On Monday, Hall held up what he said was the 18th version of the bill, which finally passed.
He described the bill as responding to public calls to “do something” about gun violence.
“Today is Ohio ‘doing something,’ and I am grateful to see this bill being signed into law,” Hall said.
Hall noted the presence Monday of his father, Kent Hall, who was the school resource officer at Madison High School during a shooting there in 2016. He chased the 15-year-old who had opened fire in the cafeteria.
What’s in the new law
Schools will not be required to arm teachers or staff: some districts have already said they won’t, some said they will, and many are undecided, DeWine said.
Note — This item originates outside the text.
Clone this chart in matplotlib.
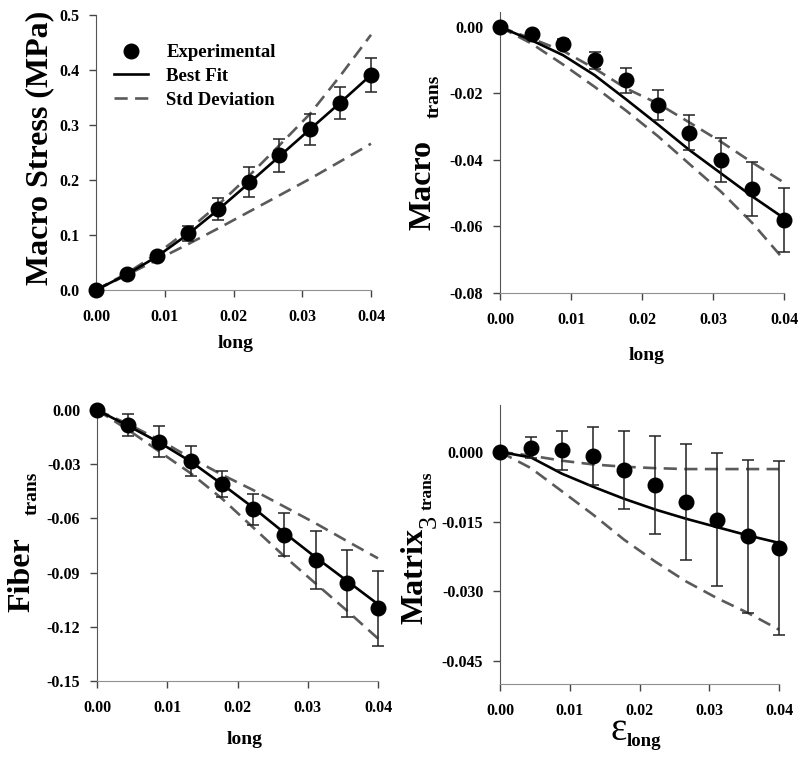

Districts that already have police on hand may “very, very understandably” want to limit guns to those officers, he said.
Armed school personnel must have an annual background check, and school boards that choose to allow armed personnel must notify parents of that decision.
The bill says teachers are required to have “up to” 24 hours of gun training, and DeWine said he’s directing the Ohio School Safety Center to develop curriculum for that maximum.
How many of those 24 hours will be actual live firearm training has yet to be decided, DeWine said.
The bill appropriates $6 million to expand the Ohio School Safety Center and create a new OSSC Safety & Crisis Division. DeWine said he has instructed the school safety center to expand its school safety liaison positions from five to 16. Those liaison personnel will provide training for teachers and school staff who are authorized to carry guns.
Individual districts may insist their personnel get more training, and DeWine said he’s also asking the center to develop “above and beyond” training blocks for that purpose, plus a required 8 hours of extra training per year.
School districts can send personnel elsewhere for training if that instruction meets the state standards, DeWine said.
“The private sector can certainly get involved in this,” he said.
State Sen. Frank Hoagland, R-Mingo Junction backed HB 99 in the Senate. Hoagland, a retired Navy SEAL, has for 17 years owned Special Tactics and Rescue Training (START) LLC, which provides security training. Asked if his company would contract with school districts to provide the training required by HB 99, he said “Absolutely not.”